Some things have changed since I was young. When I was young, I didn’t much like soup. I did like my mom’s creamy tomato, but I suspect it was the saltines I liked best. With chicken and noodle, I liked only the broth. The noodles were too smushy and the chicken bits always dark meat. Were there any other kinds of soup? You can hardly count cream of mushroom as soup. It is merely a casserole ingredient.
If it didn’t come in a red and white can, it wasn’t really soup. Other kinds of soup were just leftovers reinvented; turkey bone soup, ham bone soup, – and what’s with buying special stew meat, anyway? Isn’t stew just another reincarnation of left-overs?
Near the close of my second decade of life, I spent nine months in Germany. Here I encountered oxtail soup. My taste buds couldn’t get past its name. However, at the General Walker Hotel in Berchtesgaden, I became a fan of cream soup-du-jour. The correlation to leftovers continued. I noticed each soup-du-jour was a spruced up offering of the vegetable or entree served the evening previous.
In my thirties, business lunch at Furr’s cafeteria was a favorite activity. There I learned to savor cream of broccoli. As one of my colleagues described it, “I thought I had died and gone to heaven.” During the intermittent lean years that followed, I taught myself to make pretty good cream soups from broccoli stems and milk – cartoned, canned or even powdered. These days, I avoid milk.

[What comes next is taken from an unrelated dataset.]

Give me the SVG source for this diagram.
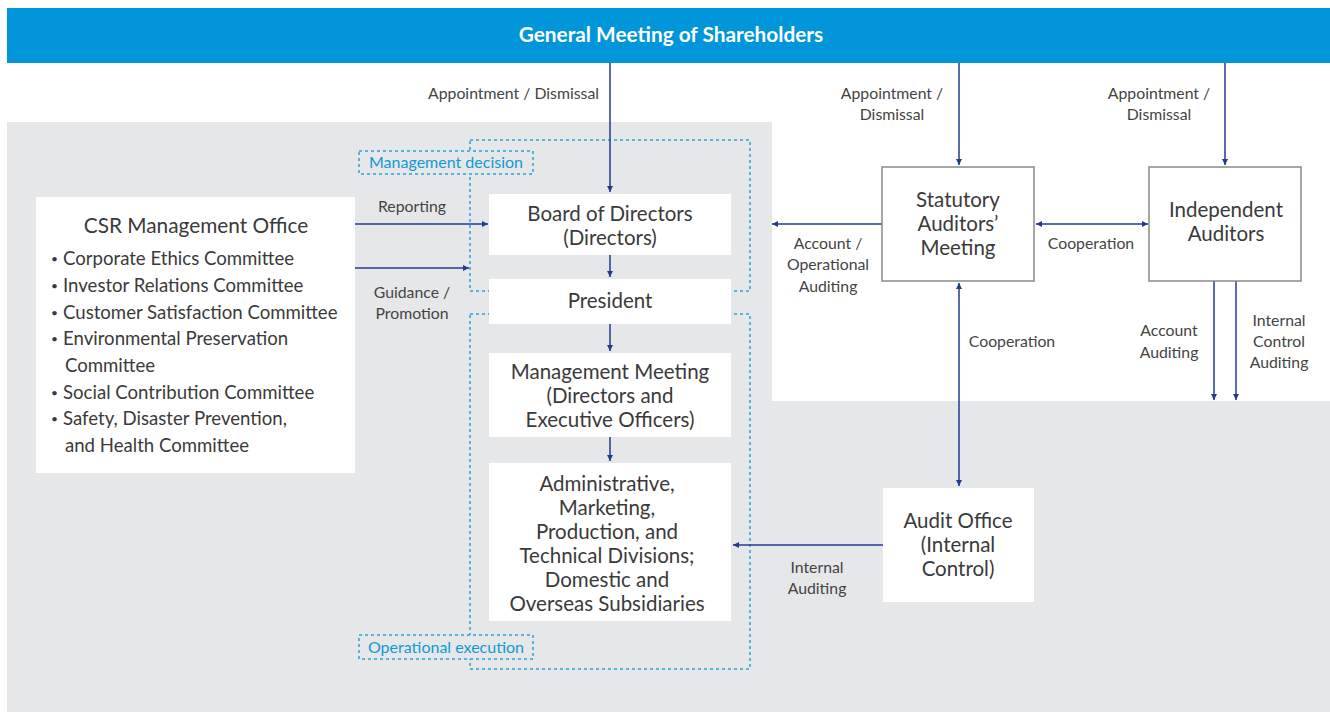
<svg xmlns="http://www.w3.org/2000/svg" width="1330" height="712" viewBox="0 0 1330 712">
  <style>
    .node { fill: #ffffff; }
    .framed { fill: #ffffff; stroke: #8a8a8a; stroke-width: 1.5; }
    .t { font-family: Lato, "Open Sans", sans-serif; fill: #3a3a3a; text-anchor: middle; }
    .big { font-size: 20.5px; }
    .item { font-family: Lato, "Open Sans", sans-serif; fill: #3a3a3a; font-size: 18.6px; }
    .dot { font-family: Lato, "Open Sans", sans-serif; fill: #3a3a3a; font-size: 12px; }
    .lbl { font-family: Lato, "Open Sans", sans-serif; font-size: 15.8px; fill: #444444; text-anchor: middle; }
    .lbl-end { font-family: Lato, "Open Sans", sans-serif; font-size: 15.8px; fill: #444444; text-anchor: end; }
    .zone { fill: none; stroke: #2aa4dc; stroke-width: 1.5; stroke-dasharray: 3 3; }
    .tag { fill: #e6e7e9; stroke: #2aa4dc; stroke-width: 1.5; stroke-dasharray: 3 3; }
    .tagtext { font-family: Lato, "Open Sans", sans-serif; font-size: 16px; fill: #0f9ad8; text-anchor: middle; }
    .link { fill: none; stroke: #233b8e; stroke-width: 1.5; }
  </style>
  <defs>
    <marker id="arrow" viewBox="0 0 10 10" refX="10" refY="5" markerWidth="6" markerHeight="6" markerUnits="userSpaceOnUse" orient="auto-start-reverse">
      <path d="M0,0 L10,5 L0,10 Z" fill="#233b8e"/>
    </marker>
  </defs>

  <!-- backdrop -->
  <rect x="0" y="0" width="1330" height="712" fill="#ffffff"/>
  <polygon points="7,122 772,122 772,401 1330,401 1330,712 7,712" fill="#e6e7e9"/>

  <!-- shareholders banner -->
  <g id="shareholders">
    <rect x="7" y="8" width="1323" height="55" fill="#0096d9"/>
    <text x="671" y="42" font-family="Lato, 'Open Sans', sans-serif" font-size="20.8" font-weight="bold" fill="#ffffff" text-anchor="middle">General Meeting of Shareholders</text>
  </g>

  <!-- dotted zones -->
  <g id="zones">
    <rect class="zone" x="470" y="140" width="280" height="151"/>
    <rect class="zone" x="470" y="314" width="280" height="355"/>
    <rect class="tag" x="359" y="151" width="174" height="23"/>
    <text class="tagtext" x="446" y="168">Management decision</text>
    <rect class="tag" x="359" y="635" width="174" height="24"/>
    <text class="tagtext" x="446" y="653">Operational execution</text>
  </g>

  <!-- connectors -->
  <g id="connectors">
    <path class="link" d="M610,63 V192" marker-end="url(#arrow)"/>
    <path class="link" d="M959,63 V165" marker-end="url(#arrow)"/>
    <path class="link" d="M1225,63 V165" marker-end="url(#arrow)"/>
    <path class="link" d="M355,224 H488" marker-end="url(#arrow)"/>
    <path class="link" d="M355,268 H469" marker-end="url(#arrow)"/>
    <path class="link" d="M610,255 V277" marker-end="url(#arrow)"/>
    <path class="link" d="M610,324 V351" marker-end="url(#arrow)"/>
    <path class="link" d="M610,437 V461" marker-end="url(#arrow)"/>
    <path class="link" d="M882,224 H772" marker-end="url(#arrow)"/>
    <path class="link" d="M1036,224 H1148" marker-start="url(#arrow)" marker-end="url(#arrow)"/>
    <path class="link" d="M959,283 V486" marker-start="url(#arrow)" marker-end="url(#arrow)"/>
    <path class="link" d="M1214,281 V400" marker-end="url(#arrow)"/>
    <path class="link" d="M1236,281 V400" marker-end="url(#arrow)"/>
    <path class="link" d="M883,545 H733" marker-end="url(#arrow)"/>

    <text class="lbl-end" x="599" y="99">Appointment / Dismissal</text>
    <text class="lbl" x="892" y="99">Appointment /</text>
    <text class="lbl" x="892" y="120">Dismissal</text>
    <text class="lbl" x="1159" y="99">Appointment /</text>
    <text class="lbl" x="1159" y="120">Dismissal</text>
    <text class="lbl" x="412" y="212">Reporting</text>
    <text class="lbl" x="412" y="298">Guidance /</text>
    <text class="lbl" x="412" y="319">Promotion</text>
    <text class="lbl" x="828" y="249">Account /</text>
    <text class="lbl" x="828" y="270">Operational</text>
    <text class="lbl" x="828" y="292">Auditing</text>
    <text class="lbl" x="1091" y="249">Cooperation</text>
    <text class="lbl" x="1012" y="347">Cooperation</text>
    <text class="lbl" x="1169" y="336">Account</text>
    <text class="lbl" x="1169" y="358">Auditing</text>
    <text class="lbl" x="1279" y="326">Internal</text>
    <text class="lbl" x="1279" y="347">Control</text>
    <text class="lbl" x="1279" y="368">Auditing</text>
    <text class="lbl" x="817" y="573">Internal</text>
    <text class="lbl" x="817" y="594">Auditing</text>
  </g>

  <!-- CSR office -->
  <g id="csr-office">
    <rect class="node" x="36" y="197" width="319" height="276"/>
    <text class="t" x="196" y="233" font-size="20.8">CSR Management Office</text>
    <g class="dot">
      <text x="51" y="263">•</text>
      <text x="51" y="290">•</text>
      <text x="51" y="317">•</text>
      <text x="51" y="343">•</text>
      <text x="51" y="397">•</text>
      <text x="51" y="423">•</text>
    </g>
    <g class="item">
      <text x="63" y="265">Corporate Ethics Committee</text>
      <text x="63" y="292">Investor Relations Committee</text>
      <text x="63" y="319">Customer Satisfaction Committee</text>
      <text x="63" y="345">Environmental Preservation</text>
      <text x="65" y="372">Committee</text>
      <text x="63" y="399">Social Contribution Committee</text>
      <text x="63" y="425">Safety, Disaster Prevention,</text>
      <text x="65" y="452">and Health Committee</text>
    </g>
  </g>

  <g id="board">
    <rect class="node" x="489" y="194" width="242" height="61"/>
    <text class="t big" x="610" y="221">Board of Directors</text>
    <text class="t big" x="610" y="245">(Directors)</text>
  </g>

  <g id="president">
    <rect class="node" x="489" y="279" width="242" height="45"/>
    <text class="t big" x="610" y="308">President</text>
  </g>

  <g id="management-meeting">
    <rect class="node" x="489" y="353" width="242" height="84"/>
    <text class="t big" x="610" y="379">Management Meeting</text>
    <text class="t big" x="610" y="403">(Directors and</text>
    <text class="t big" x="610" y="427">Executive Officers)</text>
  </g>

  <g id="divisions">
    <rect class="node" x="489" y="463" width="242" height="158"/>
    <text class="t big" x="607" y="491">Administrative,</text>
    <text class="t big" x="607" y="515">Marketing,</text>
    <text class="t big" x="607" y="539">Production, and</text>
    <text class="t big" x="607" y="563">Technical Divisions;</text>
    <text class="t big" x="607" y="587">Domestic and</text>
    <text class="t big" x="607" y="611">Overseas Subsidiaries</text>
  </g>

  <g id="statutory-auditors">
    <rect class="framed" x="882" y="167" width="152" height="114"/>
    <text class="t big" x="958" y="207">Statutory</text>
    <text class="t big" x="958" y="231">Auditors’</text>
    <text class="t big" x="958" y="255">Meeting</text>
  </g>

  <g id="independent-auditors">
    <rect class="framed" x="1149" y="167" width="152" height="114"/>
    <text class="t big" x="1226" y="217">Independent</text>
    <text class="t big" x="1226" y="241">Auditors</text>
  </g>

  <g id="audit-office">
    <rect class="node" x="883" y="488" width="151" height="114"/>
    <text class="t big" x="958" y="528">Audit Office</text>
    <text class="t big" x="958" y="552">(Internal</text>
    <text class="t big" x="958" y="576">Control)</text>
  </g>
</svg>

Enter the Martha Stewart disciples and my daughter-in-law with fresh, savory meatless soup recipes. Welcome the proliferation of alternate “milks” such as soy, almond, coconut and hemp.
This week, I made soup to share from a recipe! A recipe. Not from a can. Not to stretch the budget. Not from leftovers. It was rich, creamy, savory and satisfying. I spent about $10 gathering the special ingredients and a morning pureeing and assembling them. Will I do it again? Doubtful.
But then, again, one thing that hasn’t changed is the need for savory comfort food on frosty winter nights.